Fossil fuels cannot be replaced by alternative energy systems
- As the world’s higher-quality fossil fuel reserves rapidly deplete, no combination of alternative energy sources is likely to be sufficient to sustain industrial society at its present scale. Energy supply problems, perhaps severe, are likely during the coming decade.
- Fossil fuels and high quality uranium ores are depleting rapidly; world oil production may already have peaked. Present expectations for new technological replacements are probably overly optimistic with regard to ecological sustainability, potential scale of development, and levels of ‘net energy’ gain.

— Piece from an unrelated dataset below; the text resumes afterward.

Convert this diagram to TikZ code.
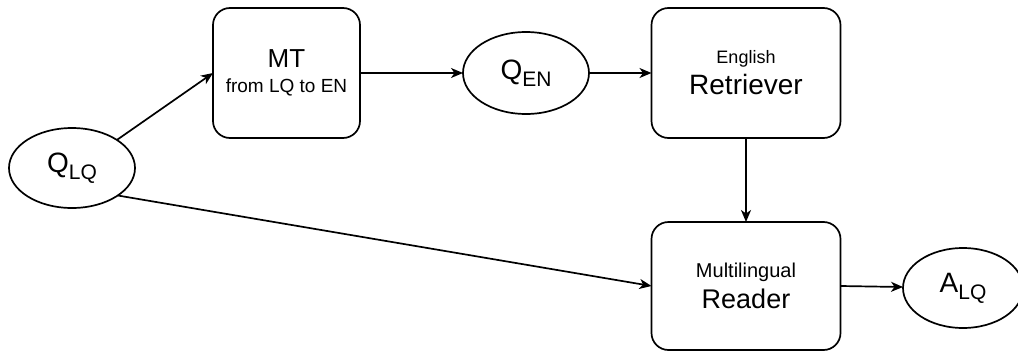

- Certain energy production systems suffer from low or negative net energy gain; these include most biofuels, hydrogen systems, oil shale, tar sands, and biomass, some of which also present unacceptable environmental.
- Limits to future energy supply are more dramatic if environmental impacts are considered including accelerating climate change, fresh water scarcity, destruction of food-growing lands, and shortages of minerals.
- Given the above, it is necessary to prepare societies for dramatic shifts in consumption and lifestyle expectations. It will also be necessary to promote a new ethic of conservation throughout the industrial world. A sharp reversal of today’s globalisation of commercial activity must be anticipated and facilitated, and government leaders must encourage a rapid evolution toward economies based on localism.
- The emphasis by policy makers on growth as the central goal and measure of modern economies is no longer practical or viable, as growth will be limited by both energy shortages and by society’s inability to continue venting energy production and consumption wastes (principally, CO2) into the environment without catastrophic consequences.
- With energy supplies diminishing, raw material resources similarly depleting, and crises such as climate change rapidly advancing; the long-term goal of satisfying the needs of the world’s poorest peoples, in their attempts to recover from centuries of colonialism, resource exploitation, and removal from traditional lands and economies, becomes ever more daunting.
- These factors must all be taken very seriously by policy makers in all countries, that have thus far failed to be realistic about what will be required to avoid future social and economic breakdowns and geopolitical crises, as countries and peoples compete for dwindling resources.
The study was carried out by the Post Carbon Institute, a think tank that works toward a transition to a more resilient, equitable, and sustainable world.